If you have a car, keep it! The least expensive car to drive is the one you already have. Fix it, tune it up, and drive it until you’ve saved enough cash to purchase a replacement.
Avoid Luxury Goods
There’s nothing wrong with enjoying the fruits of your labor, but I would recommend caution when purchasing goods. This is especially true for big ticket items.
Everyone grows up in different circumstances, but it’s easy to get used to a luxurious lifestyle. This makes it difficult to ever scale back, and you can quickly find yourself in a problem.
Consider this scenario: you graduate from college, and you buy yourself a new BMW (or even a slightly used BMW for $40,000). You can afford the payments, and you’ve dreamed of owning this car for years. I’m not one for squashing your dreams, but let’s just look at this situation.
You buy the car, and of course you can’t pay cash. So you finance the car putting $4000 down. This is your entire signing bonus, which you thought was a lot of money considering you’re currently driving a $3000 car. But on the BMW it’s a 10% down payment, and you get financing at 7% for 6 years to lower your monthly payments. You’re monthly payment comes to $613. On a $40,000 income, which I think is a great income, you’ll net $2800/month. Congratulations, your car is costing you 21% of your net income! You’ll also end up paying $48,200 for a car that in six years will be worth a fraction of that price.
Now let’s roll the scenario forward:
- it’s hard to drive a BMW and live in an inexpensive apartment, so soon it becomes time to buy a house
- there aren’t a lot of BMW’s in the starter-home neighborhood you should be shopping in, so why not scale it up a bit and look for a home the size of your parents? After all, it only took them a dozen years or more in order to afford a house that size. And don’t forget that interest rates are low an housing prices always go up! (can you feel the sarcasm?)
- you tend to attract friends with similar interests, and you end up with friends that all spend quite a bit of their income on high-priced entertainment
- it’s difficult to trade down to even a brand new Honda or Toyota after driving a BMW for a few years (I assume), so down-grading will be painful or near impossible.
- you meet your future wife or husband, she/he loves the car, and wants one of her/his own. Or, at a minimum, you both share the car and your new spouse is used to traveling in style when the two of you are together. It’s hard enough convincing yourself to downgrade…good luck convincing your spouse to agree too!
- Maintenance on an imported car can also be pricey, and even BMW’s need maintenance occasionally.

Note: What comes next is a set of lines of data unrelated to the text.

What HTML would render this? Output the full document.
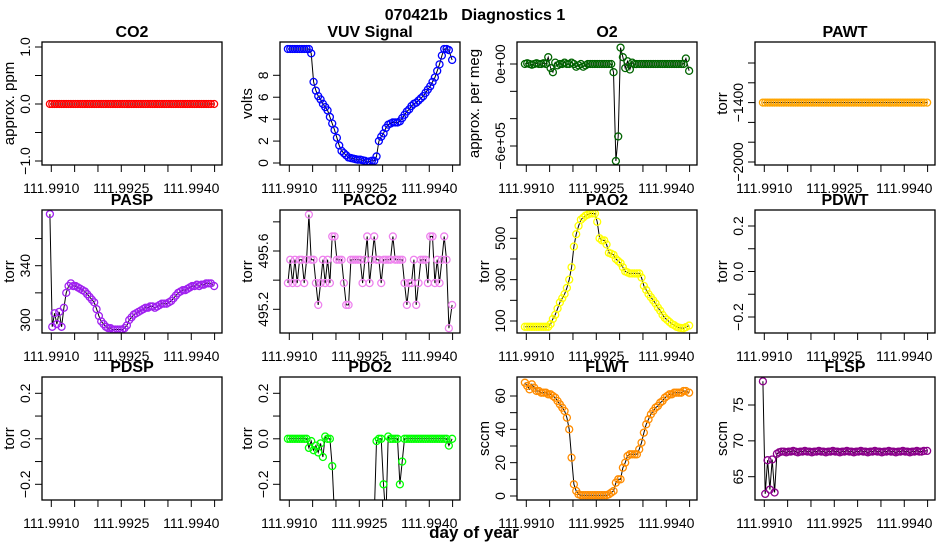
<!DOCTYPE html>
<html><head><meta charset="utf-8"><style>
html,body{margin:0;padding:0;background:#fff;width:950px;height:550px;overflow:hidden;}
svg{display:block;font-family:"Liberation Sans",sans-serif;}
</style></head><body>
<svg id="chart" width="950" height="550" viewBox="0 0 950 550">
<text x="475" y="20" text-anchor="middle" font-size="16" font-weight="bold" style="white-space:pre">070421b   Diagnostics 1</text>
<text x="474" y="538" text-anchor="middle" font-size="17" font-weight="bold">day of year</text>
</svg>
<script>
const times = [111.99097,111.99102,111.99107,111.99112,111.99117,111.99122,111.99127,111.99132,111.99137,111.99142,111.99147,111.99152,111.99157,111.99162,111.99167,111.99172,111.99177,111.99182,111.99187,111.99192,111.99197,111.99202,111.99207,111.99212,111.99217,111.99222,111.99227,111.99232,111.99237,111.99242,111.99247,111.99252,111.99257,111.99262,111.99267,111.99272,111.99277,111.99282,111.99287,111.99292,111.99297,111.99302,111.99307,111.99312,111.99317,111.99322,111.99327,111.99332,111.99337,111.99342,111.99347,111.99352,111.99357,111.99362,111.99367,111.99372,111.99377,111.99382,111.99387,111.99392,111.99397,111.99402,111.99407,111.99412,111.99417,111.99422,111.99427,111.99432,111.99437,111.99442,111.99449];
const xTicks = [111.9910,111.9915,111.9920,111.9925,111.9930,111.9935,111.9940,111.9945];
const xTickLabels = ["111.9910","","","111.9925","","","111.9940",""];
const co2 = [0,0,0,0,0,0,0,0,0,0,0,0,0,0,0,0,0,0,0,0,0,0,0,0,0,0,0,0,0,0,0,0,0,0,0,0,0,0,0,0,0,0,0,0,0,0,0,0,0,0,0,0,0,0,0,0,0,0,0,0,0,0,0,0,0,0,0,0,0,0,0];
const vuv = [10.4,10.4,10.4,10.4,10.4,10.4,10.4,10.4,10.4,10.4,10.0,7.4,6.6,6.1,5.8,5.4,5.1,4.8,4.2,3.6,3.0,2.3,1.6,1.1,0.9,0.7,0.5,0.45,0.4,0.35,0.3,0.3,0.25,0.2,0.1,0.15,0.2,0.2,0.6,2.0,2.4,2.7,3.2,3.5,3.6,3.7,3.7,3.7,3.8,4.1,4.4,4.7,4.9,5.2,5.4,5.5,5.7,5.9,6.1,6.4,6.7,7.0,7.4,7.8,8.4,9.0,9.8,10.4,10.4,10.3,9.4];
const o2 = [0,5000,0,-5000,0,5000,0,0,5000,0,50000,-30000,-60000,10000,-10000,0,0,10000,0,0,10000,0,-20000,-10000,0,-20000,-10000,0,0,0,0,0,0,0,0,0,0,0,-60000,-710000,-530000,120000,50000,-30000,20000,-40000,10000,0,0,0,0,0,0,0,0,0,0,0,0,0,0,0,0,0,0,0,0,0,0,40000,-50000];
const pawt = [-1400,-1400,-1400,-1400,-1400,-1400,-1400,-1400,-1400,-1400,-1400,-1400,-1400,-1400,-1400,-1400,-1400,-1400,-1400,-1400,-1400,-1400,-1400,-1400,-1400,-1400,-1400,-1400,-1400,-1400,-1400,-1400,-1400,-1400,-1400,-1400,-1400,-1400,-1400,-1400,-1400,-1400,-1400,-1400,-1400,-1400,-1400,-1400,-1400,-1400,-1400,-1400,-1400,-1400,-1400,-1400,-1400,-1400,-1400,-1400,-1400,-1400,-1400,-1400,-1400,-1400,-1400,-1400,-1400,-1400,-1400];
const pasp = [378,295,305,297,306,295,309,320,325,327,325,325,324,323,322,321,319,317,315,313,308,303,299,297,295,294,294,293,293,293,293,293,294,296,300,302,304,305,306,307,308,309,309,310,310,309,310,311,312,312,312,313,314,316,318,320,321,322,322,323,324,325,325,326,325,326,326,327,327,327,325];
const pacoLevels = [495.07,495.23,495.38,495.54,495.70,495.85];
const paco2Idx = [2,3,2,3,2,3,3,2,3,5,3,3,2,1,2,3,2,3,2,4,4,3,3,3,2,1,1,3,3,3,3,3,2,3,4,2,3,4,3,3,2,3,3,3,3,4,3,3,3,3,2,1,2,2,3,1,2,3,3,3,2,4,4,2,3,2,3,4,3,0,1];
const pao2 = [72,72,72,72,72,72,72,72,72,72,72,85,110,130,160,190,210,230,260,300,360,460,520,560,590,600,610,615,620,620,620,580,500,490,490,470,430,425,420,400,390,380,360,340,335,330,330,330,330,330,310,270,250,230,215,200,185,165,150,130,115,105,95,85,80,72,68,66,65,70,78];
const pdo2 = [0,0,0,0,0,0,0,0,0,-0.04,-0.01,-0.05,-0.03,-0.06,-0.02,-0.08,0.01,0,0,-0.12,-0.35,-0.35,-0.35,-0.35,-0.35,-0.35,-0.35,-0.35,-0.35,-0.35,-0.35,-0.35,-0.35,-0.35,-0.35,-0.35,-0.35,-0.35,-0.01,0,0,-0.2,-0.35,0.01,0,0,0,0,-0.2,-0.1,0,0,0,0,0,0,0,0,0,0,0,0,0,0,0,0,0,0,0,-0.03,0];
const flwt = [68,66,64,67,65,63,63,62,62,62,61,61,60,59,57,55,53,51,47,40,23,7,3,1,0.5,0.5,0.5,0.5,0.5,0.5,0.5,0.5,0.5,0.5,0.5,0.5,1,2,3,8,10,10,17,20,24,25,25,25,25,28,32,38,43,46,49,51,53,54,56,57,59,60,61,61,62,62,62,62,63,63,62];
const flsp = [78.3,62.6,67.3,63.2,67.4,62.8,68.2,68.4,68.5,68.5,68.4,68.5,68.5,68.6,68.5,68.4,68.5,68.5,68.6,68.5,68.5,68.4,68.5,68.5,68.6,68.5,68.5,68.4,68.5,68.5,68.6,68.5,68.5,68.4,68.5,68.5,68.6,68.5,68.5,68.4,68.5,68.5,68.6,68.5,68.5,68.4,68.5,68.5,68.6,68.5,68.5,68.4,68.5,68.5,68.6,68.5,68.5,68.4,68.5,68.5,68.6,68.5,68.5,68.4,68.5,68.5,68.6,68.5,68.5,68.6,68.6];

const NS = "http://www.w3.org/2000/svg";
const svg = document.getElementById("chart");
const colLeft = [42,280,517,755], rowTop = [42,210,377], W = 180, H = 123;
function mk(tag, attrs, parent){ const e=document.createElementNS(NS,tag); for(const k in attrs) e.setAttribute(k,attrs[k]); (parent||svg).appendChild(e); return e; }
function xScale(col, t){ return colLeft[col] + 9.3 + (t-111.9910)*46657; }

function panel(id, col, row, title, ylab, yref, yTicks, yLabels, values, color){
  const L = colLeft[col], T = rowTop[row];
  const g = mk("g", {});
  
  
  const ys = v => yref[1] + (v - yref[0]) * (yref[3]-yref[1])/(yref[2]-yref[0]);
  const cp = mk("clipPath", {id:"clip-"+id}, g);
  mk("rect", {x:L, y:T, width:W, height:H}, cp);
  const tt = mk("text", {x:L+W/2, y:T-5, "text-anchor":"middle", "font-size":16, "font-weight":"bold"}, g);
  tt.textContent = title;
  
  
  const yl = mk("text", {transform:`translate(${L-28},${T+H/2}) rotate(-90)`, "text-anchor":"middle", "font-size":15}, g);
  
  
  if (Array.isArray(ylab)) {
    ylab.forEach((s,k)=>{ const ts = mk("tspan",{x:0, dy: k===0? -14 : 15},yl); ts.textContent=s; });
    yl.setAttribute("transform", `translate(${L-28+4},${T+H/2}) rotate(-90)`);
  } else yl.textContent = ylab;
  yTicks.forEach((v,k)=>{
    const y = ys(v);
    const tk = mk("line",{x1:L-7,x2:L,y1:y,y2:y,stroke:"#000","stroke-width":1},g);
    
    
    if (yLabels[k]) {
      const tl = mk("text",{transform:`translate(${L-12},${y}) rotate(-90)`,"text-anchor":"middle","font-size":14},g);
      tl.textContent = yLabels[k];
      
      
    }
  });
  xTicks.forEach((v,k)=>{
    const x = xScale(col, v);
    const tk = mk("line",{x1:x,x2:x,y1:T+H,y2:T+H+7,stroke:"#000","stroke-width":1},g);
    
    
    if (xTickLabels[k]) {
      const tl = mk("text",{x:x,y:T+H+28,"text-anchor":"middle","font-size":14},g);
      tl.textContent = xTickLabels[k];
      
      
    }
  });
  if (values) {
    const dg = mk("g",{"clip-path":`url(#clip-${id})`},g);
    
    
    const pts = values.map((v,i)=>[xScale(col,times[i]), ys(v)]);
    const ln = mk("polyline",{points:pts.map(p=>p[0].toFixed(1)+","+p[1].toFixed(1)).join(" "),fill:"none",stroke:"#000","stroke-width":1},dg);
    
    
    pts.forEach(p=>{
      const c = mk("circle",{cx:p[0],cy:p[1],r:3.5,fill:"none",stroke:color,"stroke-width":1.3},dg);
      
      
    });
  }
  const box = mk("rect",{x:L,y:T,width:W,height:H,fill:"none",stroke:"#000","stroke-width":1.3},g);
  
  
}

panel("co2",0,0,"CO2","approx. ppm",[1,47,-1,161],[-1,-0.5,0,0.5,1],["−1.0","","0.0","","1.0"],co2,"#ff0000");
panel("vuv",1,0,"VUV Signal","volts",[0,163,8,75.3],[0,2,4,6,8],["0","2","4","6","8"],vuv,"#0000ff");
panel("o2",2,0,"O2",["approx. per meg",""],[0,64,-600000,146],[0,-200000,-400000,-600000],["0e+00","","","−6e+05"],o2,"#006400");
panel("pawt",3,0,"PAWT","torr",[-1000,63,-2000,162],[-2000,-1800,-1600,-1400,-1200,-1000],["−2000","","","−1400","",""],pawt,"#ffa500");
panel("pasp",0,1,"PASP","torr",[300,320,340,265.7],[300,320,340,360],["300","","340",""],pasp,"#a020f0");
panel("paco2",1,1,"PACO2","torr",[495.6,251,495.2,309.3],[495.2,495.4,495.6,495.8],["495.2","","495.6",""],paco2Idx.map(k=>pacoLevels[k]),"#ee82ee");
panel("pao2",2,1,"PAO2","torr",[500,238.3,100,321],[100,200,300,400,500,600],["100","","300","","500",""],pao2,"#ffff00");
panel("pdwt",3,1,"PDWT","torr",[0.2,226,-0.2,317],[-0.2,-0.1,0,0.1,0.2],["−0.2","","0.0","","0.2"],null,null);
panel("pdsp",0,2,"PDSP","torr",[0.2,393.3,-0.2,484.3],[-0.2,-0.1,0,0.1,0.2],["−0.2","","0.0","","0.2"],null,null);
panel("pdo2",1,2,"PDO2","torr",[0.2,393.3,-0.2,484.3],[-0.2,-0.1,0,0.1,0.2],["−0.2","","0.0","","0.2"],pdo2,"#00ff00");
panel("flwt",2,2,"FLWT","sccm",[0,496,60,396],[0,10,20,30,40,50,60],["0","","20","","40","","60"],flwt,"#ff8c00");
panel("flsp",3,2,"FLSP","sccm",[75,405,65,476.7],[65,70,75],["65","70","75"],flsp,"#8b008b");
</script>
</body></html>
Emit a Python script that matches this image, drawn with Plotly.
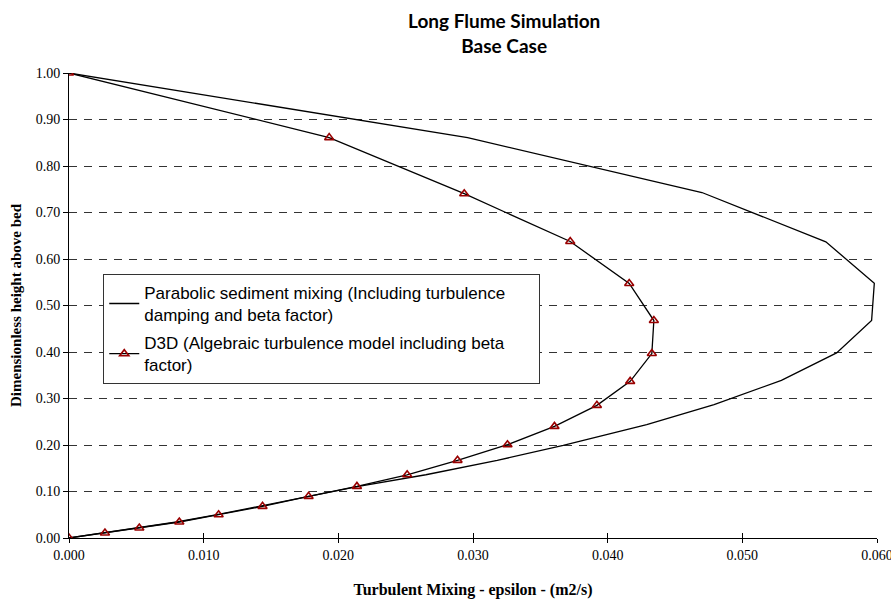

All thing considered it will be easier to control your spending if you keep to reasonable limits in mind. And this doesn’t mean you have to sacrifice on quality and buy junk-level goods. I’m simply recommending that you stay near the middle of the range for big purchases, not the top 25% or bottom 25%.
If you love a car or whatever, and can pay cash, go ahead an buy it. I wouldn’t recommend this personally, but then again I’d rather have two brand new Honda Civics than I would a new Hummer, Land Rover, or Lexus. But that’s just me.
Create A Budget
Duh!
Young or old, rich or poor, creating and using a budget will benefit you in dozens of ways. This may sound a little harsh, but if you don’t have the disciple or time to budget every month (and it takes probably 15 minutes/month after the first month), you don’t deserve to succeed and improve your financial well being.
Consolidate your student loans
I don’t know if this process has changed much in the last three years, but a few years ago when I graduated consolidating rolled my variable rate loans into a single fixed rate loan. As of this posting interest rates are still very low, and if the loan consolidation process hasn’t changed this could lower your risk and monthly payment by quite a bit.
Learn to Invest
I spent quite bit of time reading books on how to invest and on personal finances in general when I graduated, and it was well worth the time and effort. Some people don’t like to read or aren’t interested in this topic, but how hard is it to listen to one audio book a year on your way to work?
I also made a ton of mistakes in this area, and I’m still making some I’m sure. Most people struggle when they try new things, and this is true of investing as well.
Learning to invest at a young age ensures that you know a bit more about what to do when you have more to invest. Learning about your investing style, how much time you want to put in, and your risk tolerances is very important. The earlier you start down this path the better.
Give
I’m a Christian, and the Bible provides clear guidelines and benefits of tithing (giving of the first 10% of your gross pay). I stumbled with this when I finished my undergraduate degree, and it took me several more years before becoming faithful in this area. My experience has been that if you start giving when you make a little it will continue when you make quite a bit. Some might argue that your giving and faithfulness to God’s word allowed you to prosper and helped you earn more in the first place! I would think that it’s much easier to give $3,000 of a $30,000 income than it is to give $15,000 when you earn $150,000. It may seem like with such a large income giving $15,000 would be easier, but I don’t think it works that way. It’s easier to think of a lot more things to do with $15,000 than $3,000, and it’s harder writing a bigger check.
I also recommend giving out of each paycheck (as does the Bible in my interpretation), rather than writing one big check at the end of the year. I don’t have the discipline to do that personally, at least not yet.